December 11th, 2008 – Bernie Madoff is arrested.
Madoff’s ponzi scheme involved taking client’s money, depositing the money into a bank account (never the stock market) and generating fake trades and account statements that listed fake returns. When clients asked for returns, they were given money from the bank account. For years, new clients were depositing more money into Madoff’s fraud than clients were withdrawing, so the ponzi scheme continued. But the 2008 financial crisis was the final straw for Madoff. As customers rushed to the exit as the markets fell, Madoff quickly ran out of money. 2 weeks before he was arrested he had 4,800 client accounts.
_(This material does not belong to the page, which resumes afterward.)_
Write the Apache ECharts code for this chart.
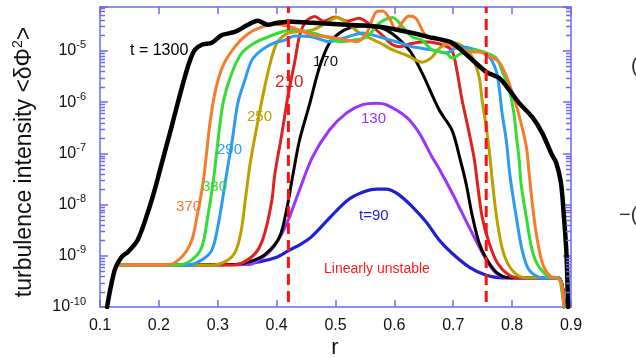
<!DOCTYPE html>
<html>
<head>
<meta charset="utf-8">
<script src="https://cdn.jsdelivr.net/npm/echarts@6/dist/echarts.min.js"></script>
<style>
  html, body { margin: 0; padding: 0; background: #fff; }
  #chart { width: 636px; height: 358px; }
</style>
</head>
<body>
<div id="chart"></div>
<script>
// curves: [r, log10 of intensity]
const t90 = [[0.13,-9.18],[0.33,-9.17],[0.37,-9.12],[0.40,-9.03],[0.42,-8.90],[0.44,-8.78],[0.46,-8.62],[0.49,-8.26],[0.52,-7.92],[0.546,-7.76],[0.57,-7.70],[0.586,-7.70],[0.608,-7.81],[0.631,-8.05],[0.654,-8.34],[0.676,-8.69],[0.698,-8.95],[0.727,-9.22],[0.756,-9.38],[0.783,-9.43],[0.878,-9.43],[0.888,-10]];
const t130 = [[0.13,-9.18],[0.354,-9.17],[0.378,-9.02],[0.395,-8.83],[0.41,-8.54],[0.422,-8.24],[0.439,-7.71],[0.461,-7.07],[0.49,-6.54],[0.519,-6.21],[0.546,-6.05],[0.569,-6.02],[0.586,-6.05],[0.62,-6.29],[0.642,-6.60],[0.664,-7.07],[0.676,-7.30],[0.698,-7.77],[0.727,-8.44],[0.756,-9.08],[0.773,-9.34],[0.795,-9.43],[0.878,-9.43],[0.888,-10]];
const t170 = [[0.13,-9.18],[0.33,-9.17],[0.363,-9.08],[0.383,-8.95],[0.405,-8.63],[0.417,-8.1],[0.427,-7.46],[0.439,-6.74],[0.456,-6.04],[0.473,-5.31],[0.49,-4.84],[0.507,-4.65],[0.524,-4.55],[0.549,-4.51],[0.586,-4.59],[0.625,-4.98],[0.647,-5.43],[0.676,-6.15],[0.698,-6.55],[0.712,-7.13],[0.722,-7.6],[0.732,-8.2],[0.744,-8.75],[0.756,-9.05],[0.773,-9.32],[0.795,-9.43],[0.878,-9.43],[0.888,-10]];
const t210 = [[0.13,-9.18],[0.329,-9.18],[0.351,-9.08],[0.368,-8.89],[0.38,-8.55],[0.392,-7.91],[0.397,-7.4],[0.408,-6.68],[0.419,-5.9],[0.431,-5.2],[0.439,-4.7],[0.45,-4.42],[0.465,-4.33],[0.48,-4.42],[0.50,-4.34],[0.52,-4.42],[0.54,-4.36],[0.565,-4.55],[0.58,-4.70],[0.597,-4.88],[0.61,-4.92],[0.627,-4.86],[0.65,-4.82],[0.676,-4.86],[0.697,-4.98],[0.705,-5.31],[0.715,-5.96],[0.727,-6.60],[0.736,-7.13],[0.741,-7.58],[0.749,-8.24],[0.761,-8.75],[0.775,-9.14],[0.795,-9.38],[0.812,-9.43],[0.878,-9.43],[0.888,-10]];
const t250 = [[0.13,-9.18],[0.29,-9.18],[0.315,-9.1],[0.33,-8.92],[0.34,-8.5],[0.348,-7.8],[0.355,-7.2],[0.366,-6.5],[0.378,-5.8],[0.39,-5.2],[0.40,-4.85],[0.41,-4.72],[0.42,-4.65],[0.44,-4.62],[0.461,-4.59],[0.485,-4.45],[0.502,-4.35],[0.519,-4.45],[0.541,-4.65],[0.575,-4.84],[0.597,-4.98],[0.62,-5.08],[0.647,-5.22],[0.664,-5.12],[0.676,-4.95],[0.698,-4.84],[0.715,-4.9],[0.732,-5.12],[0.744,-5.51],[0.749,-5.96],[0.756,-6.48],[0.761,-6.93],[0.766,-7.5],[0.773,-8.2],[0.783,-8.85],[0.795,-9.2],[0.812,-9.4],[0.83,-9.43],[0.878,-9.43],[0.888,-10]];
const t290 = [[0.13,-9.18],[0.249,-9.18],[0.273,-9.08],[0.29,-8.89],[0.30,-8.44],[0.308,-7.91],[0.317,-7.26],[0.324,-6.8],[0.334,-6.02],[0.346,-5.57],[0.358,-5.18],[0.375,-4.98],[0.397,-4.84],[0.414,-4.79],[0.431,-4.71],[0.461,-4.73],[0.49,-4.82],[0.519,-4.73],[0.546,-4.65],[0.575,-4.73],[0.603,-4.82],[0.631,-4.92],[0.664,-4.98],[0.688,-5.04],[0.71,-4.92],[0.739,-4.98],[0.761,-5.12],[0.773,-5.39],[0.778,-5.72],[0.783,-6.22],[0.79,-6.74],[0.795,-7.3],[0.798,-7.58],[0.807,-8.24],[0.817,-8.89],[0.829,-9.28],[0.851,-9.43],[0.878,-9.43],[0.888,-10]];
const t330 = [[0.13,-9.18],[0.232,-9.18],[0.256,-9.08],[0.273,-8.83],[0.283,-8.24],[0.292,-7.58],[0.298,-7.0],[0.303,-6.5],[0.31,-5.96],[0.324,-5.43],[0.341,-5.04],[0.363,-4.84],[0.385,-4.73],[0.408,-4.63],[0.425,-4.59],[0.461,-4.65],[0.49,-4.75],[0.507,-4.82],[0.529,-4.79],[0.553,-4.73],[0.575,-4.45],[0.597,-4.35],[0.614,-4.53],[0.631,-4.73],[0.647,-4.79],[0.664,-4.98],[0.688,-5.04],[0.698,-5.14],[0.715,-5.04],[0.739,-4.98],[0.756,-5.04],[0.773,-5.14],[0.783,-5.39],[0.795,-5.76],[0.803,-6.22],[0.808,-6.74],[0.812,-7.13],[0.815,-7.58],[0.824,-8.24],[0.834,-8.89],[0.846,-9.22],[0.868,-9.43],[0.878,-9.43],[0.888,-10]];
const t370 = [[0.13,-9.18],[0.215,-9.18],[0.239,-9.02],[0.256,-8.69],[0.266,-8.16],[0.275,-7.58],[0.281,-7.0],[0.286,-6.48],[0.295,-5.83],[0.308,-5.31],[0.329,-4.92],[0.351,-4.67],[0.375,-4.53],[0.397,-4.48],[0.42,-4.52],[0.439,-4.6],[0.461,-4.69],[0.49,-4.73],[0.519,-4.79],[0.536,-4.82],[0.553,-4.65],[0.569,-4.24],[0.58,-4.22],[0.592,-4.37],[0.603,-4.6],[0.614,-4.43],[0.625,-4.32],[0.637,-4.37],[0.654,-4.71],[0.676,-4.77],[0.698,-4.9],[0.722,-5.02],[0.744,-5.02],[0.761,-5.1],[0.778,-5.22],[0.79,-5.49],[0.80,-5.8],[0.812,-6.27],[0.824,-6.86],[0.829,-7.4],[0.837,-8.24],[0.846,-8.89],[0.854,-9.22],[0.866,-9.41],[0.876,-9.43],[0.883,-9.53],[0.888,-10]];
const t1300 = [[0.112,-10],[0.125,-9.28],[0.137,-9.02],[0.147,-8.93],[0.164,-8.69],[0.181,-8.16],[0.193,-7.71],[0.205,-7.19],[0.22,-6.55],[0.232,-6.02],[0.244,-5.51],[0.253,-5.18],[0.261,-4.98],[0.273,-4.88],[0.29,-4.84],[0.307,-4.69],[0.329,-4.63],[0.351,-4.49],[0.368,-4.41],[0.385,-4.49],[0.402,-4.45],[0.425,-4.43],[0.461,-4.45],[0.519,-4.49],[0.575,-4.53],[0.631,-4.65],[0.659,-4.73],[0.676,-4.77],[0.698,-4.84],[0.727,-5.12],[0.756,-5.41],[0.778,-5.53],[0.795,-5.76],[0.812,-6.02],[0.834,-6.29],[0.851,-6.60],[0.866,-6.99],[0.875,-7.19],[0.883,-7.58],[0.888,-8.24],[0.892,-8.89],[0.894,-9.53],[0.895,-10]];

const unstableEdges = [0.42, 0.756];
const xTicks = [0.1, 0.9, 0.1]; // min, max, step
const yRange = [1e-10, 7.2e-5];
const minorSteps = [2, 3, 4, 5, 6, 7, 8, 9];
const decades = [-10, -9, -8, -7, -6, -5];

const font = '"Liberation Sans", Arial, Helvetica, sans-serif';
const frame = '#6b6bef';

const toPts = arr => arr.map(p => [p[0], Math.pow(10, p[1])]);

const curves = [
  { name: '90', data: t90, color: '#1f1fd6', width: 3.2 },
  { name: '130', data: t130, color: '#9933ff', width: 3 },
  { name: '170', data: t170, color: '#000000', width: 3 },
  { name: '210', data: t210, color: '#dd2222', width: 3 },
  { name: '250', data: t250, color: '#bba000', width: 3 },
  { name: '290', data: t290, color: '#2b9cf2', width: 3 },
  { name: '330', data: t330, color: '#33dd33', width: 3 },
  { name: '370', data: t370, color: '#f57c2a', width: 3 },
  { name: '1300', data: t1300, color: '#000000', width: 4.5 }
];

const minorVals = [];
decades.forEach(d => minorSteps.forEach(k => {
  const v = k * Math.pow(10, d);
  if (v < yRange[1]) minorVals.push(v);
}));

const labels = [
  { text: 't = 1300', x: 130, y: 51, color: '#000', size: 16 },
  { text: '170', x: 313, y: 62, color: '#111', size: 15 },
  { text: '210', x: 275, y: 82, color: '#dd2222', size: 17 },
  { text: '250', x: 247, y: 117, color: '#bba000', size: 15 },
  { text: '290', x: 217, y: 150, color: '#2b9cf2', size: 15 },
  { text: '330', x: 202, y: 187, color: '#33dd33', size: 15 },
  { text: '370', x: 176, y: 207, color: '#f57c2a', size: 15 },
  { text: '130', x: 361, y: 119, color: '#9933ff', size: 15 },
  { text: 't=90', x: 359, y: 216, color: '#1f1fd6', size: 15 },
  { text: 'Linearly unstable', x: 324, y: 269, color: '#ff1a1a', size: 14 },
  { text: '(', x: 631, y: 66, color: '#333', size: 20 },
  { text: '\u2212(', x: 619, y: 215, color: '#333', size: 20 }
];

const yLabel = v => {
  const e = Math.log10(v);
  if (Math.abs(e - Math.round(e)) > 1e-6) return '';
  return '{b|10}{s|' + Math.round(e) + '}';
};

const xAxisBase = {
  type: 'value', min: xTicks[0], max: xTicks[1], interval: xTicks[2],
  axisLine: { lineStyle: { color: frame, width: 1.5 } },
  axisTick: { inside: true, length: 7, lineStyle: { color: frame, width: 1.5 } },
  splitLine: { show: false }
};
const yAxisBase = {
  type: 'log', logBase: 10, min: yRange[0], max: yRange[1],
  axisLine: { show: true, lineStyle: { color: frame, width: 1.5 } },
  axisTick: { inside: true, length: 8, lineStyle: { color: frame, width: 1.5 } },
  splitLine: { show: false }
};

const series = curves.map(c => ({
  type: 'line', name: c.name, data: toPts(c.data),
  showSymbol: false, smooth: 0.3, silent: true,
  lineStyle: { color: c.color, width: c.width, cap: 'round', join: 'round' }
}));

unstableEdges.forEach(r => series.push({
  type: 'line', data: [[r, 1.25e-10], [r, yRange[1]]],
  showSymbol: false, silent: true, z: 10,
  lineStyle: { color: '#ff1111', width: 3, type: [11, 6] }
}));

const graphic = labels.map(l => ({
  type: 'text', x: l.x, y: l.y, silent: true, z: 20,
  style: { text: l.text, fill: l.color, font: l.size + 'px ' + font, align: 'left', verticalAlign: 'middle' }
}));
graphic.push({
  type: 'text', x: 25, y: 162, rotation: Math.PI / 2, silent: true,
  style: {
    text: '{a|turbulence intensity <\u03b4\u03a6}{s|2}{a|>}',
    align: 'center', verticalAlign: 'middle',
    rich: {
      a: { fontSize: 23, lineHeight: 28, fontFamily: font, fill: '#111' },
      s: { fontSize: 14, lineHeight: 12, verticalAlign: 'top', fontFamily: font, fill: '#111' }
    }
  }
});
graphic.push({
  type: 'text', x: 335, y: 348, silent: true,
  style: { text: 'r', fill: '#111', font: '22px ' + font, align: 'center', verticalAlign: 'middle' }
});

const chart = echarts.init(document.getElementById('chart'));
chart.setOption({
  animation: false,
  backgroundColor: '#fff',
  grid: { left: 100, right: 65, top: 7, bottom: 51 },
  xAxis: [
    Object.assign({}, xAxisBase, {
      position: 'bottom',
      axisLabel: { formatter: v => v.toFixed(1), color: '#111', fontSize: 16, fontFamily: font, margin: 11 }
    }),
    Object.assign({}, xAxisBase, { position: 'top', axisLabel: { show: false } })
  ],
  yAxis: [
    Object.assign({}, yAxisBase, {
      position: 'left',
      axisLabel: {
        formatter: yLabel, margin: 14,
        rich: {
          b: { fontSize: 16, lineHeight: 22, fontFamily: font, color: '#111' },
          s: { fontSize: 11, lineHeight: 6, verticalAlign: 'top', fontFamily: font, color: '#111' }
        }
      }
    }),
    Object.assign({}, yAxisBase, { position: 'right', axisLabel: { show: false } })
  ],
  series: series
});

// minor log ticks on both frame sides, placed through the axis scale
const minorEls = [];
minorVals.forEach(v => {
  const l = chart.convertToPixel({ gridIndex: 0 }, [xTicks[0], v]);
  const r = chart.convertToPixel({ gridIndex: 0 }, [xTicks[1], v]);
  if (!l || !r) return;
  const y = Math.round(l[1]) + 0.5;
  minorEls.push({ type: 'line', silent: true, z: 30,
    shape: { x1: l[0], y1: y, x2: l[0] + 5, y2: y },
    style: { stroke: frame, lineWidth: 1.5 } });
  minorEls.push({ type: 'line', silent: true, z: 30,
    shape: { x1: r[0], y1: y, x2: r[0] - 5, y2: y },
    style: { stroke: frame, lineWidth: 1.5 } });
});
chart.setOption({ graphic: graphic.concat(minorEls) });
</script>
</body>
</html>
December 12th, 1914 – Stocks trade for the first time since the stock market was closed on July 31st, 1914 due to the outbreak of World War 1.
As investor optimism had risen over the 6 months since the market closed, stocks closed 4.4% higher on their first day of trading since World War 1 began.
As a side note, you may see this day also referenced as the worst decline in stock market history. However, this is due to the change in the structure of the Dow Jones Industrial Average, and does not really reflect the sentiment at the time.